The plot in (5a) shows fundamental frequency as a function of time for the Igbo word ya meaning “he”. Although this monosyllabic word has high tone, the pitch is not a uniform level high. Instead, the pitch rises thoughout the syllable, with the peak value found near the end. In languages like Igbo and Yoruba, other things equal, the phonetic target value of a tone – the highest F0 of a High tone, or the lowest F0 of a Low tone – is found at the end of the span of time corresponding to the associated tone-bearing unit.
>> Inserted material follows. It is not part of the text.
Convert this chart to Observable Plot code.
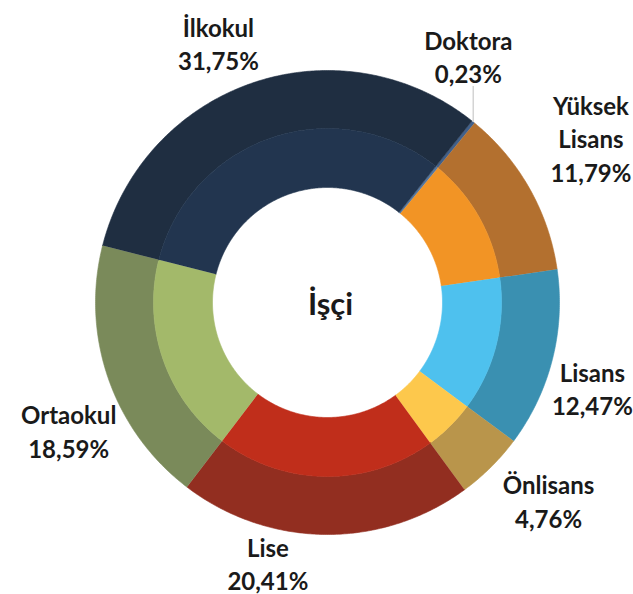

(5)a. Igbo: ya (“he”) b. Igbo: ama na ke (“Ama and Ike”) 6 Akin Akinlabi and Mark Liberman We need an additional F0 target at the start of the utterance. We can think of this as a junctural value, or as a default value, but in any case, it usually falls in between the target values of an initial High and an initial Low tone, so that a low-tone stretch would be falling, just as this high-tone syllable is rising.

When we look at tone sequences, and at phrases involving a longer stretches of tone-bearing units with the same tone, the same pattern generally holds. For example, consider the pitch track shown in (5b) for the Igbo phrase ama na ke “Ama and Ike”.

The first two syllables are High, but they are neither uniformly high, nor rising followed by high. Instead, there is a rise distributed over the two-syllable high-tone region, with the highest point falling at the end of that region. The next syllable is Low, and the low target is unsurprisingly at its end. The last two syllables are High again, and again the high target (lower than before because of downdrift and final lowering) is at the end of the two-syllable low-tone region.

Thus a crude but roughly correct way to synthesize sentential pitch contours for a

language like Igbo is:

1. Divide the utterance into maximal regions of like tone.

2. Place a mid-valued tonal target at the start of the utterance.

3. Place a tonal target at the end of each region, chosing an F0 value determined by the tonal type, downdrift/downstep, and final boundary effects if any.3

4. Interpolate linearly from target to target.

When we look at tone-bearing units that carry a contour tone, as in the Yoruba HL examples in (2), we can see the need to postulate additional phonetic anchor points at the beginning of some phrase-internal tone-bearing regions. We believe that these phonetic modeling practices point the way to an appropriate phonological structure for tone.

Let’s assume that in Igbo or Yoruba every tone-bearing region has two potential tonal targets. The one at the end is obligatory, while the one at the beginning may remain unfilled. We propose to reify this pair of potential tonal targets, and call it a “tonal complex.” In this sense, a tonal complex (TC) is an entity that binds two (or perhaps more) tonal positions to a tone-bearing region (which is one or more moras or syllables).

These two tonal positions are a bit like the onset and rhyme of a syllable: whenever one is present, the other "ought" to be there, even though it may often be lacking. And as with the onset and rhyme of a syllable, these structurally differentiated positions are not equally optional.

In the simple binary tonal complexes we are considering, the second tonal "hook" is the stronger of the two positions, and therefore is the default. If only one tone is available, it will go there, with the earlier tonal position in the TC remaining empty.

Therefore we can reformulate (6a) below as (6b):

In both (6a) and (6b), the s symbols in the top row stand for syllables (or other tone-bearing units). In (6b), we’ve used boxes to symbolize two-element tonal complexes. Each tonal complex as a whole connects to a tone-bearing unit, as indicated in the diagram by the fact that the upper association line connects to the box. (Although it is not shown in (6b), a tonal complex might also link to a string of adjacent tone-bearing units). Within the tonal complex, we’ve used an asterisk and a dot to symbolize the primary and secondary tonal association points. The tones link to these association points within the tonal complex.